STEP 2) Balance the (High) and (Mid) Outputs until the horn and 15" in the SP2 sound like the fullrange cabinet it's supposed to be. If you have an RTA analyzer and source for pink noise that can help with the coarse adjustments, but this will all come down to what sounds best to you in your given environment.

STEP 3) THEN AFTER you've got the SP2 sounding as good as you can, introduce the sub. Your sub cabinet can theoretically go up to 7kHz, but it's most efficient doing the animal low-end. I'd try between 80Hz and 120Hz if the Peavey's sound good on their own. If the sub is dominating the PV 15, you might want to give some more of the low-end to the sub by raising the crossover above 120Hz.

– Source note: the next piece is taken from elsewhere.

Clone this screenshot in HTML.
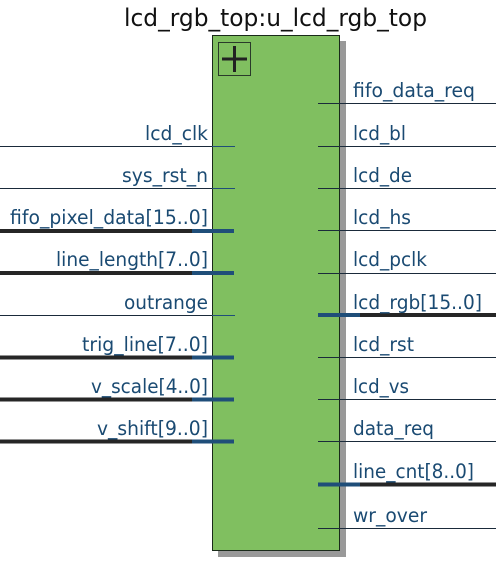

*If you would have dialed up the sub crossover point back in Step 1, you would have had a much harder time making the SP2 sound balanced because it would have been depriving the 15" in the PV of frequencies below the set frequency. That's why I would do that last.

Twiddle away, have fun. Just know that trying to send really high frequencies out of mids and woofers won't hurt a thing. They can do that surprisingly well. But, accidentally sending the horns frequencies that are below their liking can burn out their diaphragm in a heartbeat.

Best of luck.

audiokid Sat, 10/05/2013 - 10:38

"Response" is some secret sauce Ashley has added to tailor the way it transitions from above and below the crossover point.

Indeed and also adapted with some other x-overs:

The Response setting, well all those settings on this type of design is the bomb for me but it took a few years working live sound (with that Ashly feature) before I started appreciating what it offered. Put it this way, I wouldn't want to be without that but I also admit, I'm old school and unfamiliar with the current PA gear.

mikehende Mon, 10/21/2013 - 04:47

Well guys, I was finally able to hook up the xover but only 2 way stereo as looks like something is wrong with my 2nd amp so I will switch to 3-way mono when I get that amp checked. Yes, I am getting exactly what need out of this xover and you guys called it right, as Hawk predicted as soon as I touch the amp's volume knob on the mid/highs, the speakers are already at high power and as audiokid predicted the horn's highs get very easily distorted so guys to address these 2 issues mentioned:

1] Regarding proper volume setting on my entire system, here's the situation, since I play back music from my laptop, I always have my laptop's output at 75%, I do the same for my Stanton mixer which has both a master and line gain so I set both to 75% and control the entire system's volume via the mixer's line slider from whichever line my laptop is plugged into as the attachment shows so this leaves the amp and xover. Any recommendations on a fixed setting for both input and output settings on the oxver and also for the amp?

2] Regarding the horn drivers, with my previous peavey tops which was the Impulse 200, I had replaced them with Selenium D220i drivers but one guy told me the best horn driver for these horns may be an Atlas horn driver? I think this horn driver issue will be key when I switch to 3-way mono, any recommendations please?